— begin —

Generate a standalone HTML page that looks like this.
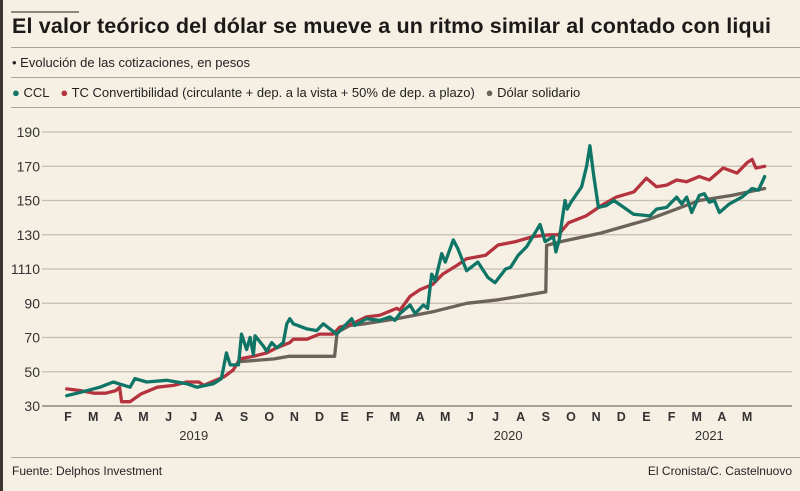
<!DOCTYPE html>
<html><head><meta charset="utf-8"><style>
body{margin:0;background:#f6efe3;}
#wrap{position:relative;width:800px;height:491px;background:#f6efe3;font-family:"Liberation Sans",sans-serif;overflow:hidden;border-left:3px solid #3a3530;box-sizing:border-box}
.t{position:absolute;white-space:nowrap;color:#222}
.hl{position:absolute;height:1px;background:#a9a298}
</style></head><body>
<div id="wrap">
<div class="hl" style="left:8px;top:11px;width:68px;height:2px;background:#8c857b"></div>
<div class="t" style="left:9px;top:14px;font-size:21.5px;font-weight:bold;color:#1c1a18;letter-spacing:0.15px">El valor teórico del dólar se mueve a un ritmo similar al contado con liqui</div>
<div class="hl" style="left:8px;top:47px;width:792px"></div>
<div class="t" style="left:9px;top:55px;font-size:13px">• Evolución de las cotizaciones, en pesos</div>
<div class="hl" style="left:8px;top:77px;width:792px"></div>
<div class="t" style="left:9px;top:85px;font-size:13px">
<span><span style="color:#0f7566">●</span> CCL</span>&nbsp;&nbsp;
<span><span style="color:#b5333f">●</span> TC Convertibilidad (circulante + dep. a la vista + 50% de dep. a plazo)</span>&nbsp;&nbsp;
<span><span style="color:#6b625a">●</span> Dólar solidario</span></div>
<div class="hl" style="left:8px;top:107px;width:792px"></div>
<svg id="chart" width="800" height="491" style="position:absolute;left:-3px;top:0"></svg>
<div class="hl" style="left:8px;top:457px;width:792px"></div>
<div class="t" style="left:9px;top:464px;font-size:12px">Fuente: Delphos Investment</div>
<div class="t" style="right:8px;top:464px;font-size:12px">El Cronista/C. Castelnuovo</div>
</div>
<script>
const yTicks=[30,50,70,90,110,130,150,170,190];
const yTickLabels=["30","50","70","90","1110","130","150","170","190"];
const monthLabels=["F","M","A","M","J","J","A","S","O","N","D","E","F","M","A","M","J","J","A","S","O","N","D","E","F","M","A","M"];
const yearLabels=["2019","2020","2021"];
const yearMonthPos=[5,17.5,25.5];
const cclT=[-0.05,0.5,1.27,1.8,2.47,2.66,3.13,3.92,4.72,5.12,5.78,6.1,6.3,6.45,6.78,6.9,7.1,7.24,7.37,7.44,7.77,7.9,8.1,8.3,8.56,8.7,8.82,8.96,9.5,9.89,10.15,10.68,10.95,11.28,11.4,11.87,12.4,12.8,13.0,13.2,13.6,13.8,14.13,14.3,14.46,14.6,14.86,15.0,15.32,15.5,15.85,16.3,16.7,16.98,17.4,17.6,17.9,18.24,18.77,18.97,19.3,19.4,19.53,19.76,19.85,20.0,20.42,20.62,20.75,20.9,21.09,21.4,21.7,22.1,22.48,23.14,23.4,23.8,24.2,24.4,24.6,24.8,25.1,25.3,25.5,25.7,25.9,26.3,26.8,27.2,27.45,27.7];
const cclV=[36,38,41,44,41,46,44,45,43,41,43,46,61,54,54,72,63,70,60,71,65,62,67,64,67,78,81,78,75,74,78,72,76,81,77,81,80,82,80,84,89,84,89,87,107,103,119,114,127,122,109,114,105,102,110,111,118,123,136,126,129,120,127,150,145,149,158,170,182,165,146,147,150,146,142,141,145,146,152,148,152,143,153,154,149,150,143,148,152,157,156,164];
const tcT=[-0.05,0.5,1.05,1.5,1.9,2.05,2.13,2.47,2.9,3.55,4.2,4.72,5.2,5.4,5.7,6.2,6.57,6.84,7.37,7.9,8.3,8.82,8.96,9.5,10.0,10.55,10.8,11.3,11.87,12.4,13.07,13.2,13.6,14.0,14.5,14.9,15.45,15.85,16.6,17.1,17.8,18.5,19.15,19.5,19.9,20.6,21.2,21.8,22.5,23.0,23.4,23.8,24.2,24.6,25.1,25.5,26.05,26.6,27.0,27.2,27.35,27.7];
const tcV=[40,39,37.5,37.5,39,41,32.5,32.5,37,41,42,44,44,42,44,47,51,57.5,59,61,64,67,69,69,72,72,76,78,82,83,87,86,94,98,101,107,112,116,118,124,126,129,130,130,137,141,147,152,155,163,158,159,162,161,164,162,169,166,172,174,169,170];
const solT=[6.9,8.2,8.8,10.6,10.7,11.2,11.8,13.07,14.5,15.85,17.1,19.0,19.03,19.6,21.2,23.1,25.1,26.4,27.7];
const solV=[56,57.5,59,59,73,77,78,81,85,90,92,96.6,123.8,126,131,139,150,153,157];
const svg=document.getElementById('chart');const NS='http://www.w3.org/2000/svg';
const x0=68,dx=25.15,yBase=406,pxU=1.7125;
const X=t=>x0+t*dx, Y=v=>yBase-(v-30)*pxU;
function mk(tag,attrs){const e=document.createElementNS(NS,tag);for(const k in attrs)e.setAttribute(k,attrs[k]);svg.appendChild(e);return e;}
yTicks.forEach((v,i)=>{
 const l=mk('line',{x1:42,x2:792,y1:Y(v),y2:Y(v),stroke:i==0?'#8d867c':'#c4bcaf','stroke-width':i==0?1.5:1.2});
 
 
 const tx=mk('text',{x:40,y:Y(v)+5,'text-anchor':'end','font-size':14,fill:'#333','font-family':'Liberation Sans, sans-serif'});
 tx.textContent=yTickLabels[i];
 
 
});
monthLabels.forEach((m,i)=>{
 const tx=mk('text',{x:X(i),y:421,'text-anchor':'middle','font-size':12.5,'font-weight':'bold',fill:'#333','font-family':'Liberation Sans, sans-serif'});
 tx.textContent=m;
 
 
});
yearLabels.forEach((y,i)=>{
 const tx=mk('text',{x:X(yearMonthPos[i]),y:440,'text-anchor':'middle','font-size':13,fill:'#333','font-family':'Liberation Sans, sans-serif'});
 tx.textContent=y;
 
 
});
function series(T,V,color,name){
 const d=T.map((t,i)=>(i?'L':'M')+X(t).toFixed(1)+' '+Y(V[i]).toFixed(1)).join(' ');
 const p=mk('path',{d:d,fill:'none',stroke:color,'stroke-width':3.3,'stroke-linejoin':'round','stroke-linecap':'round'});
 
 
}
series(solT,solV,'#6b625a','line-dolar-solidario');
series(tcT,tcV,'#b5333f','line-tc-convertibilidad');
series(cclT,cclV,'#0f7566','line-ccl');
</script>
</body></html>
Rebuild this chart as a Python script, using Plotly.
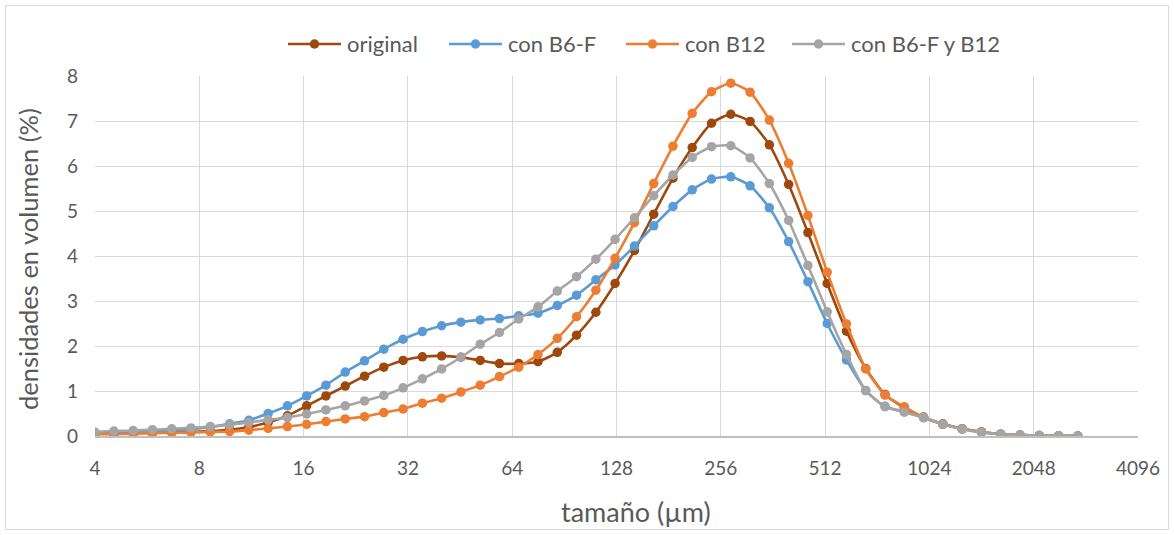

— end —

#### [Requirements]
Copy out the data above exactly, except the pictures.

#### [Complete output]
Generate a standalone HTML page that looks like this.
<!DOCTYPE html>
<html><head><meta charset="utf-8"><style>
body{margin:0;background:#f6efe3;}
#wrap{position:relative;width:800px;height:491px;background:#f6efe3;font-family:"Liberation Sans",sans-serif;overflow:hidden;border-left:3px solid #3a3530;box-sizing:border-box}
.t{position:absolute;white-space:nowrap;color:#222}
.hl{position:absolute;height:1px;background:#a9a298}
</style></head><body>
<div id="wrap">
<div class="hl" style="left:8px;top:11px;width:68px;height:2px;background:#8c857b"></div>
<div class="t" style="left:9px;top:14px;font-size:21.5px;font-weight:bold;color:#1c1a18;letter-spacing:0.15px">El valor teórico del dólar se mueve a un ritmo similar al contado con liqui</div>
<div class="hl" style="left:8px;top:47px;width:792px"></div>
<div class="t" style="left:9px;top:55px;font-size:13px">• Evolución de las cotizaciones, en pesos</div>
<div class="hl" style="left:8px;top:77px;width:792px"></div>
<div class="t" style="left:9px;top:85px;font-size:13px">
<span><span style="color:#0f7566">●</span> CCL</span>&nbsp;&nbsp;
<span><span style="color:#b5333f">●</span> TC Convertibilidad (circulante + dep. a la vista + 50% de dep. a plazo)</span>&nbsp;&nbsp;
<span><span style="color:#6b625a">●</span> Dólar solidario</span></div>
<div class="hl" style="left:8px;top:107px;width:792px"></div>
<svg id="chart" width="800" height="491" style="position:absolute;left:-3px;top:0"></svg>
<div class="hl" style="left:8px;top:457px;width:792px"></div>
<div class="t" style="left:9px;top:464px;font-size:12px">Fuente: Delphos Investment</div>
<div class="t" style="right:8px;top:464px;font-size:12px">El Cronista/C. Castelnuovo</div>
</div>
<script>
const yTicks=[30,50,70,90,110,130,150,170,190];
const yTickLabels=["30","50","70","90","1110","130","150","170","190"];
const monthLabels=["F","M","A","M","J","J","A","S","O","N","D","E","F","M","A","M","J","J","A","S","O","N","D","E","F","M","A","M"];
const yearLabels=["2019","2020","2021"];
const yearMonthPos=[5,17.5,25.5];
const cclT=[-0.05,0.5,1.27,1.8,2.47,2.66,3.13,3.92,4.72,5.12,5.78,6.1,6.3,6.45,6.78,6.9,7.1,7.24,7.37,7.44,7.77,7.9,8.1,8.3,8.56,8.7,8.82,8.96,9.5,9.89,10.15,10.68,10.95,11.28,11.4,11.87,12.4,12.8,13.0,13.2,13.6,13.8,14.13,14.3,14.46,14.6,14.86,15.0,15.32,15.5,15.85,16.3,16.7,16.98,17.4,17.6,17.9,18.24,18.77,18.97,19.3,19.4,19.53,19.76,19.85,20.0,20.42,20.62,20.75,20.9,21.09,21.4,21.7,22.1,22.48,23.14,23.4,23.8,24.2,24.4,24.6,24.8,25.1,25.3,25.5,25.7,25.9,26.3,26.8,27.2,27.45,27.7];
const cclV=[36,38,41,44,41,46,44,45,43,41,43,46,61,54,54,72,63,70,60,71,65,62,67,64,67,78,81,78,75,74,78,72,76,81,77,81,80,82,80,84,89,84,89,87,107,103,119,114,127,122,109,114,105,102,110,111,118,123,136,126,129,120,127,150,145,149,158,170,182,165,146,147,150,146,142,141,145,146,152,148,152,143,153,154,149,150,143,148,152,157,156,164];
const tcT=[-0.05,0.5,1.05,1.5,1.9,2.05,2.13,2.47,2.9,3.55,4.2,4.72,5.2,5.4,5.7,6.2,6.57,6.84,7.37,7.9,8.3,8.82,8.96,9.5,10.0,10.55,10.8,11.3,11.87,12.4,13.07,13.2,13.6,14.0,14.5,14.9,15.45,15.85,16.6,17.1,17.8,18.5,19.15,19.5,19.9,20.6,21.2,21.8,22.5,23.0,23.4,23.8,24.2,24.6,25.1,25.5,26.05,26.6,27.0,27.2,27.35,27.7];
const tcV=[40,39,37.5,37.5,39,41,32.5,32.5,37,41,42,44,44,42,44,47,51,57.5,59,61,64,67,69,69,72,72,76,78,82,83,87,86,94,98,101,107,112,116,118,124,126,129,130,130,137,141,147,152,155,163,158,159,162,161,164,162,169,166,172,174,169,170];
const solT=[6.9,8.2,8.8,10.6,10.7,11.2,11.8,13.07,14.5,15.85,17.1,19.0,19.03,19.6,21.2,23.1,25.1,26.4,27.7];
const solV=[56,57.5,59,59,73,77,78,81,85,90,92,96.6,123.8,126,131,139,150,153,157];
const svg=document.getElementById('chart');const NS='http://www.w3.org/2000/svg';
const x0=68,dx=25.15,yBase=406,pxU=1.7125;
const X=t=>x0+t*dx, Y=v=>yBase-(v-30)*pxU;
function mk(tag,attrs){const e=document.createElementNS(NS,tag);for(const k in attrs)e.setAttribute(k,attrs[k]);svg.appendChild(e);return e;}
yTicks.forEach((v,i)=>{
 const l=mk('line',{x1:42,x2:792,y1:Y(v),y2:Y(v),stroke:i==0?'#8d867c':'#c4bcaf','stroke-width':i==0?1.5:1.2});
 
 
 const tx=mk('text',{x:40,y:Y(v)+5,'text-anchor':'end','font-size':14,fill:'#333','font-family':'Liberation Sans, sans-serif'});
 tx.textContent=yTickLabels[i];
 
 
});
monthLabels.forEach((m,i)=>{
 const tx=mk('text',{x:X(i),y:421,'text-anchor':'middle','font-size':12.5,'font-weight':'bold',fill:'#333','font-family':'Liberation Sans, sans-serif'});
 tx.textContent=m;
 
 
});
yearLabels.forEach((y,i)=>{
 const tx=mk('text',{x:X(yearMonthPos[i]),y:440,'text-anchor':'middle','font-size':13,fill:'#333','font-family':'Liberation Sans, sans-serif'});
 tx.textContent=y;
 
 
});
function series(T,V,color,name){
 const d=T.map((t,i)=>(i?'L':'M')+X(t).toFixed(1)+' '+Y(V[i]).toFixed(1)).join(' ');
 const p=mk('path',{d:d,fill:'none',stroke:color,'stroke-width':3.3,'stroke-linejoin':'round','stroke-linecap':'round'});
 
 
}
series(solT,solV,'#6b625a','line-dolar-solidario');
series(tcT,tcV,'#b5333f','line-tc-convertibilidad');
series(cclT,cclV,'#0f7566','line-ccl');
</script>
</body></html>
Rebuild this chart as a Python script, using Plotly.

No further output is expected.